Видимо, я уже тогда замыслил эти свои заметки о писателях направления Нет, поэтому при последнем нашем с ней разговоре – около года назад – опять коснулся той же темы.
– Но ведь теперь исчезли технические и идеологические лозунги объективизма и прочие глупости, – заметил я не без сарказма. – Почему бы тебе не вернуться к своей «Хандре» или не начать другой роман, где ты могла бы снова заняться сюжетом?
– Нет, дорогой, – ответила она. – Мне уже не сдвинуться с места, я ведь по-прежнему не знаю, с чего начать…
– Но, Мария…
– И никаких Марий! Теперь меня зовут Виолет Деварие. Я никогда не напишу ни одного романа, зато имя у меня – как у настоящей писательницы.
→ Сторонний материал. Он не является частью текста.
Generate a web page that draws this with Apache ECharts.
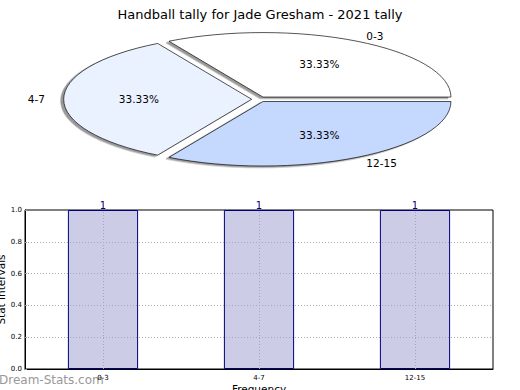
<!DOCTYPE html>
<html><head><meta charset="utf-8">
<script src="https://cdn.jsdelivr.net/npm/echarts@6/dist/echarts.min.js"></script>
<style>html,body{margin:0;padding:0;background:#fff}#c{width:520px;height:390px}</style>
</head><body><div id="c"></div>
<script>
// ---- data ----
const categories = ['0-3', '4-7', '12-15'];
const values = [1, 1, 1];
const yTicks = [0, 0.2, 0.4, 0.6, 0.8, 1.0];
const pieColors = ['#ffffff', '#ebf2ff', '#c5d8fe'];
const titleText = 'Handball tally for Jade Gresham - 2021 tally';
const xName = 'Frequency';
const yName = 'Stat intervals';
const watermark = 'Dream-Stats.com';

// ---- layout / style ----
const FONT = 'DejaVu Sans';
const CX = 259.2, CY = 99.3, RX = 188, RY = 64.5, S = RY / RX, EXPLODE = 0.04;

const total = values.reduce((a, b) => a + b, 0);
const graphics = [];
let acc = 0;
values.forEach((v, i) => {
  const mid = (acc + v / 2) / total * 2 * Math.PI; acc += v;
  const c = Math.cos(mid), s = Math.sin(mid);
  const ex = CX + EXPLODE * RX * c, ey = CY - EXPLODE * RY * s;
  graphics.push({type: 'text', silent: true, z: 10, style: {
    text: (v / total * 100).toFixed(2) + '%', x: ex + 0.6 * RX * c, y: ey - 0.6 * RY * s,
    align: 'center', verticalAlign: 'middle', textAlign: 'center', textVerticalAlign: 'middle',
    fill: '#000', fontSize: 10.5, fontFamily: FONT}});
  const al = c >= 0 ? 'left' : 'right';
  graphics.push({type: 'text', silent: true, z: 10, style: {
    text: categories[i], x: ex + 1.1 * RX * c, y: ey - 1.1 * RY * s,
    align: al, verticalAlign: 'middle', textAlign: al, textVerticalAlign: 'middle',
    fill: '#000', fontSize: 10.5, fontFamily: FONT}});
});
graphics.push({type: 'text', silent: true, z: 0, left: -1, top: 374, style: {
  text: watermark, fill: '#999', fontSize: 12, fontFamily: FONT}});

const gridLine = {type: [1, 2], color: '#aaaaaa', width: 1};

const option = {
  animation: false,
  backgroundColor: '#fff',
  title: {text: titleText, left: 'center', top: 3,
    textStyle: {fontFamily: FONT, fontSize: 13, fontWeight: 'normal', color: '#000'}},
  graphic: graphics,
  grid: {left: 25, right: 27, top: 210, bottom: 21, containLabel: false, outerBoundsMode: 'none',
    show: true, borderColor: '#000', borderWidth: 1, backgroundColor: 'transparent'},
  xAxis: {type: 'category', data: categories, boundaryGap: true,
    axisLine: {show: true, lineStyle: {color: '#000'}}, axisTick: {show: false},
    axisLabel: {fontSize: 7, color: '#000', fontFamily: FONT, margin: 5},
    splitLine: {show: false},
    name: xName, nameLocation: 'middle', nameGap: 14, nameMoveOverlap: false,
    nameTextStyle: {fontSize: 10.5, color: '#000', fontFamily: FONT}},
  yAxis: {type: 'value', min: yTicks[0], max: yTicks[yTicks.length - 1], interval: 0.2,
    axisLine: {show: true, lineStyle: {color: '#000'}},
    axisTick: {show: true, inside: true, length: 2, lineStyle: {color: '#999'}},
    axisLabel: {fontSize: 7, color: '#000', fontFamily: FONT, margin: 3, formatter: v => v.toFixed(1)},
    splitLine: {show: false},
    name: yName, nameLocation: 'middle', nameGap: 19, nameMoveOverlap: false,
    nameTextStyle: {fontSize: 10.5, color: '#000', fontFamily: FONT}},
  series: [
    {type: 'pie', silent: true, center: [CX, CY], radius: RX, startAngle: 0, clockwise: false,
      selectedMode: 'multiple', selectedOffset: EXPLODE * RX, avoidLabelOverlap: false,
      label: {show: false}, labelLine: {show: false}, emphasis: {disabled: true},
      itemStyle: {borderColor: '#000', borderWidth: 1, shadowColor: 'rgba(0,0,0,0.4)', shadowOffsetX: -3, shadowOffsetY: 1.5, shadowBlur: 0},
      data: categories.map((c, i) => ({name: c, value: values[i], selected: true, itemStyle: {color: pieColors[i]}}))},
    {type: 'bar', silent: true, data: values, barWidth: '45%', z: 2,
      itemStyle: {color: '#ccccE6', borderColor: '#000080', borderWidth: 1},
      label: {show: true, position: 'top', distance: 0, color: '#000080', fontSize: 10, fontFamily: FONT},
      markLine: {silent: true, symbol: 'none', label: {show: false}, lineStyle: gridLine, z: 5,
        data: yTicks.slice(1, -1).map(v => ({yAxis: v})).concat(categories.map(c => ({xAxis: c})))}}
  ]
};

const chart = echarts.init(document.getElementById('c'), null, {renderer: 'svg'});
chart.setOption(option);
const zr = chart.getZr();
zr.storage.getDisplayList(true).forEach(el => {
  if (el.type === 'sector') {
    el.originX = el.shape.cx; el.originY = el.shape.cy; el.scaleY = S;
    el.y = (el.y || 0) * S;
    el.setStyle('strokeNoScale', true);
    el.markRedraw();
  }
});
zr.refreshImmediately();
</script></body></html>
16) В последнее время происходит нечто странное: кажется, будто писатели направления Нет сами плывут в мои сети. Вечером я пребывал в самом безмятежном состоянии духа и одним глазом смотрел телевизор, но тут на канале BTV я наткнулся на передачу, посвященную поэту по имени Феррер Лерин,[51] которому сейчас лет пятьдесят пять и который в ранней юности жил в Барселоне, где и подружился с начинающими тогда поэтами Пере Жимферрером и Феликсом де Асуа.[52] Сам Лерин в те же годы написал несколько очень смелых и даже бунтарских стихотворений, о чем в передаче рассказывали Асуа и Жимферрер, но в конце шестидесятых вдруг бросил поэзию и отправился жить в Хаку, что в Уэске, – городок в полном смысле слова провинциальный, к тому же представляющий собой нечто вроде военного гарнизона. Думаю, не покинь он столь неожиданно Барселону, попал бы в антологию «Девять новейших» Кастельета.[53] Но он уехал в Хаку, где и живет вот уже тридцать лет, с увлечением изучая грифов. Иначе говоря, он стал грифологом. Я сразу вспомнил австрийского писателя Франца Блея,[54] который составил своего рода бестиарий, посвященный современным ему литераторам. Феррер Лерин – известный специалист по птицам, изучает грифов, а еще, наверное, современных поэтов, которых в большинстве случаев также можно назвать грифами. Феррер Лерин изучает птиц, которые питаются мертвечиной – поэзией. И его судьба представляется мне не менее замечательной, чем судьба Рембо.